**Task directions:** Copy each line below exactly and leave the pictures out.
= = =
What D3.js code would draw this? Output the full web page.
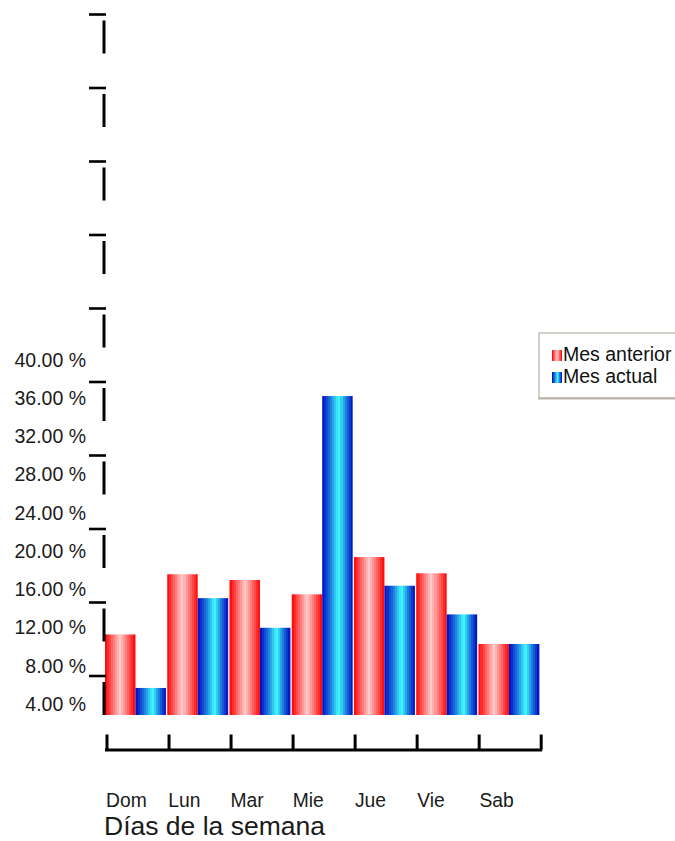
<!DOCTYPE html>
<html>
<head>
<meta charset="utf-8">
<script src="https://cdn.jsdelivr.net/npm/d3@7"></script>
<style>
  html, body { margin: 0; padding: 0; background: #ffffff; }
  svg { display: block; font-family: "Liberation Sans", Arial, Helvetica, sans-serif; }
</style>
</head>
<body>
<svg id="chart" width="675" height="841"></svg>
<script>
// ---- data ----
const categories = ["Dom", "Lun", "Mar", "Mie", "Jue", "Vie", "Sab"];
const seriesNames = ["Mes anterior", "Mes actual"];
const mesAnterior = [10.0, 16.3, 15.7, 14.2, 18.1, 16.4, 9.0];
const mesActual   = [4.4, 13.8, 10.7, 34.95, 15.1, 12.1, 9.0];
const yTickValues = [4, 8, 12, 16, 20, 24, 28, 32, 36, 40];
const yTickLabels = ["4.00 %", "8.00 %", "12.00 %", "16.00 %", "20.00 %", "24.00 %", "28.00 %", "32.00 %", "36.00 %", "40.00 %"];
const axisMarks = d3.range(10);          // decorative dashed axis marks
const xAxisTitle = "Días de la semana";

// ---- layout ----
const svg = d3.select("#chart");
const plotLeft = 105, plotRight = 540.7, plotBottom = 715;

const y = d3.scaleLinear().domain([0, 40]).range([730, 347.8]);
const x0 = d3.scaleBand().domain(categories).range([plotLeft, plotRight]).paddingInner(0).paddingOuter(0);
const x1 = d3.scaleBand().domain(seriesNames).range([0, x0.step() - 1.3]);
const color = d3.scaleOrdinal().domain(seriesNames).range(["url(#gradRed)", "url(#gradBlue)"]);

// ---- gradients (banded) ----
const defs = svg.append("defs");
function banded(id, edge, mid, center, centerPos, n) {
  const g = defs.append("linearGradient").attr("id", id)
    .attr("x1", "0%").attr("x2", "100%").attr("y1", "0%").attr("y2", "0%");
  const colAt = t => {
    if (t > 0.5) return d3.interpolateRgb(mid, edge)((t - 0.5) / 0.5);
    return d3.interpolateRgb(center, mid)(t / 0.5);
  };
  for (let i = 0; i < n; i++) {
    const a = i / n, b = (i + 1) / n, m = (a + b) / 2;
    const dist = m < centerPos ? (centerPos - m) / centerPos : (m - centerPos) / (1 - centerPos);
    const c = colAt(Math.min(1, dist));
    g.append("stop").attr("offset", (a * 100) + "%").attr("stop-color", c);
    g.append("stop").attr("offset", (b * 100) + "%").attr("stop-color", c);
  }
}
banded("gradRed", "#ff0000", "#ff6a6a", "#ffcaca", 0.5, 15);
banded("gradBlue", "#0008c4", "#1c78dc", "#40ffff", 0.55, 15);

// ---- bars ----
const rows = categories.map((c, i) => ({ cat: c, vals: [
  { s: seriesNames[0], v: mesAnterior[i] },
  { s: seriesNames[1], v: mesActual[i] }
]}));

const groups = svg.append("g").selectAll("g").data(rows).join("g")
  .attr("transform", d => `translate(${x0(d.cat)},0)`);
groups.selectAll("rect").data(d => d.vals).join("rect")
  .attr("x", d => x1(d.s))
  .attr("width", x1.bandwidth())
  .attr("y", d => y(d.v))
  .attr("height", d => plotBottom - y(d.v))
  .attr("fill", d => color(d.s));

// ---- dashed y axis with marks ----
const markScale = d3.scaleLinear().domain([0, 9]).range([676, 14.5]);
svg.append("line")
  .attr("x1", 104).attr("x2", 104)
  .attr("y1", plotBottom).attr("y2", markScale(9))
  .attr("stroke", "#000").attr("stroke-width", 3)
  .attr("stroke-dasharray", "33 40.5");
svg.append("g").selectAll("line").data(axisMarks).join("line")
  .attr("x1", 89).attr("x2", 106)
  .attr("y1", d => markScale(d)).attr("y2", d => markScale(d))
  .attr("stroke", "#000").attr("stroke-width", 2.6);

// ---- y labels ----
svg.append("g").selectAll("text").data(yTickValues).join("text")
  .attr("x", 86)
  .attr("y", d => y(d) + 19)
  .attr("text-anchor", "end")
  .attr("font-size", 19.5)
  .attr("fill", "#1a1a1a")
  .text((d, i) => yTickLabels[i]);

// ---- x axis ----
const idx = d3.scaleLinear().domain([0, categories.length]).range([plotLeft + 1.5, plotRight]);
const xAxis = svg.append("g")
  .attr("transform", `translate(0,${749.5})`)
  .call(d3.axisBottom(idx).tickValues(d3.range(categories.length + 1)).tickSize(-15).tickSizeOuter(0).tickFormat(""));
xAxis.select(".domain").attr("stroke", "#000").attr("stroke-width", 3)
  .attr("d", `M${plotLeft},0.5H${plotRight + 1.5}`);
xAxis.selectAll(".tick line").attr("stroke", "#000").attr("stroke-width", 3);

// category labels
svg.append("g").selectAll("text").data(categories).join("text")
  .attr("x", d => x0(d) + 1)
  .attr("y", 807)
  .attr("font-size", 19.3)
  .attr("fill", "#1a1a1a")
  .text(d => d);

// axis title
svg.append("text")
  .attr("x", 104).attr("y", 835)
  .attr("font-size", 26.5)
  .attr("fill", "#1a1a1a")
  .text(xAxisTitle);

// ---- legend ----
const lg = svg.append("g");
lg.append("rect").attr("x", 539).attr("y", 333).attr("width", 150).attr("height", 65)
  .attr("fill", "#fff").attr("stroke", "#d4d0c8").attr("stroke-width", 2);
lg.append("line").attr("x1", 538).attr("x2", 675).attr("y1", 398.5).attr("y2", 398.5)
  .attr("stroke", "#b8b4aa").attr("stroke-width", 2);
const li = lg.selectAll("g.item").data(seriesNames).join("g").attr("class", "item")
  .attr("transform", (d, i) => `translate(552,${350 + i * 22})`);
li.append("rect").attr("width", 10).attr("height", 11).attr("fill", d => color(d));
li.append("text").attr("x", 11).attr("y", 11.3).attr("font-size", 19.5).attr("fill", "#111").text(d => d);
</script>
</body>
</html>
= = =
**Output below:**
What D3.js code would draw this? Output the full web page.
<!DOCTYPE html>
<html>
<head>
<meta charset="utf-8">
<script src="https://cdn.jsdelivr.net/npm/d3@7"></script>
<style>
  html, body { margin: 0; padding: 0; background: #ffffff; }
  svg { display: block; font-family: "Liberation Sans", Arial, Helvetica, sans-serif; }
</style>
</head>
<body>
<svg id="chart" width="675" height="841"></svg>
<script>
// ---- data ----
const categories = ["Dom", "Lun", "Mar", "Mie", "Jue", "Vie", "Sab"];
const seriesNames = ["Mes anterior", "Mes actual"];
const mesAnterior = [10.0, 16.3, 15.7, 14.2, 18.1, 16.4, 9.0];
const mesActual   = [4.4, 13.8, 10.7, 34.95, 15.1, 12.1, 9.0];
const yTickValues = [4, 8, 12, 16, 20, 24, 28, 32, 36, 40];
const yTickLabels = ["4.00 %", "8.00 %", "12.00 %", "16.00 %", "20.00 %", "24.00 %", "28.00 %", "32.00 %", "36.00 %", "40.00 %"];
const axisMarks = d3.range(10);          // decorative dashed axis marks
const xAxisTitle = "Días de la semana";

// ---- layout ----
const svg = d3.select("#chart");
const plotLeft = 105, plotRight = 540.7, plotBottom = 715;

const y = d3.scaleLinear().domain([0, 40]).range([730, 347.8]);
const x0 = d3.scaleBand().domain(categories).range([plotLeft, plotRight]).paddingInner(0).paddingOuter(0);
const x1 = d3.scaleBand().domain(seriesNames).range([0, x0.step() - 1.3]);
const color = d3.scaleOrdinal().domain(seriesNames).range(["url(#gradRed)", "url(#gradBlue)"]);

// ---- gradients (banded) ----
const defs = svg.append("defs");
function banded(id, edge, mid, center, centerPos, n) {
  const g = defs.append("linearGradient").attr("id", id)
    .attr("x1", "0%").attr("x2", "100%").attr("y1", "0%").attr("y2", "0%");
  const colAt = t => {
    if (t > 0.5) return d3.interpolateRgb(mid, edge)((t - 0.5) / 0.5);
    return d3.interpolateRgb(center, mid)(t / 0.5);
  };
  for (let i = 0; i < n; i++) {
    const a = i / n, b = (i + 1) / n, m = (a + b) / 2;
    const dist = m < centerPos ? (centerPos - m) / centerPos : (m - centerPos) / (1 - centerPos);
    const c = colAt(Math.min(1, dist));
    g.append("stop").attr("offset", (a * 100) + "%").attr("stop-color", c);
    g.append("stop").attr("offset", (b * 100) + "%").attr("stop-color", c);
  }
}
banded("gradRed", "#ff0000", "#ff6a6a", "#ffcaca", 0.5, 15);
banded("gradBlue", "#0008c4", "#1c78dc", "#40ffff", 0.55, 15);

// ---- bars ----
const rows = categories.map((c, i) => ({ cat: c, vals: [
  { s: seriesNames[0], v: mesAnterior[i] },
  { s: seriesNames[1], v: mesActual[i] }
]}));

const groups = svg.append("g").selectAll("g").data(rows).join("g")
  .attr("transform", d => `translate(${x0(d.cat)},0)`);
groups.selectAll("rect").data(d => d.vals).join("rect")
  .attr("x", d => x1(d.s))
  .attr("width", x1.bandwidth())
  .attr("y", d => y(d.v))
  .attr("height", d => plotBottom - y(d.v))
  .attr("fill", d => color(d.s));

// ---- dashed y axis with marks ----
const markScale = d3.scaleLinear().domain([0, 9]).range([676, 14.5]);
svg.append("line")
  .attr("x1", 104).attr("x2", 104)
  .attr("y1", plotBottom).attr("y2", markScale(9))
  .attr("stroke", "#000").attr("stroke-width", 3)
  .attr("stroke-dasharray", "33 40.5");
svg.append("g").selectAll("line").data(axisMarks).join("line")
  .attr("x1", 89).attr("x2", 106)
  .attr("y1", d => markScale(d)).attr("y2", d => markScale(d))
  .attr("stroke", "#000").attr("stroke-width", 2.6);

// ---- y labels ----
svg.append("g").selectAll("text").data(yTickValues).join("text")
  .attr("x", 86)
  .attr("y", d => y(d) + 19)
  .attr("text-anchor", "end")
  .attr("font-size", 19.5)
  .attr("fill", "#1a1a1a")
  .text((d, i) => yTickLabels[i]);

// ---- x axis ----
const idx = d3.scaleLinear().domain([0, categories.length]).range([plotLeft + 1.5, plotRight]);
const xAxis = svg.append("g")
  .attr("transform", `translate(0,${749.5})`)
  .call(d3.axisBottom(idx).tickValues(d3.range(categories.length + 1)).tickSize(-15).tickSizeOuter(0).tickFormat(""));
xAxis.select(".domain").attr("stroke", "#000").attr("stroke-width", 3)
  .attr("d", `M${plotLeft},0.5H${plotRight + 1.5}`);
xAxis.selectAll(".tick line").attr("stroke", "#000").attr("stroke-width", 3);

// category labels
svg.append("g").selectAll("text").data(categories).join("text")
  .attr("x", d => x0(d) + 1)
  .attr("y", 807)
  .attr("font-size", 19.3)
  .attr("fill", "#1a1a1a")
  .text(d => d);

// axis title
svg.append("text")
  .attr("x", 104).attr("y", 835)
  .attr("font-size", 26.5)
  .attr("fill", "#1a1a1a")
  .text(xAxisTitle);

// ---- legend ----
const lg = svg.append("g");
lg.append("rect").attr("x", 539).attr("y", 333).attr("width", 150).attr("height", 65)
  .attr("fill", "#fff").attr("stroke", "#d4d0c8").attr("stroke-width", 2);
lg.append("line").attr("x1", 538).attr("x2", 675).attr("y1", 398.5).attr("y2", 398.5)
  .attr("stroke", "#b8b4aa").attr("stroke-width", 2);
const li = lg.selectAll("g.item").data(seriesNames).join("g").attr("class", "item")
  .attr("transform", (d, i) => `translate(552,${350 + i * 22})`);
li.append("rect").attr("width", 10).attr("height", 11).attr("fill", d => color(d));
li.append("text").attr("x", 11).attr("y", 11.3).attr("font-size", 19.5).attr("fill", "#111").text(d => d);
</script>
</body>
</html>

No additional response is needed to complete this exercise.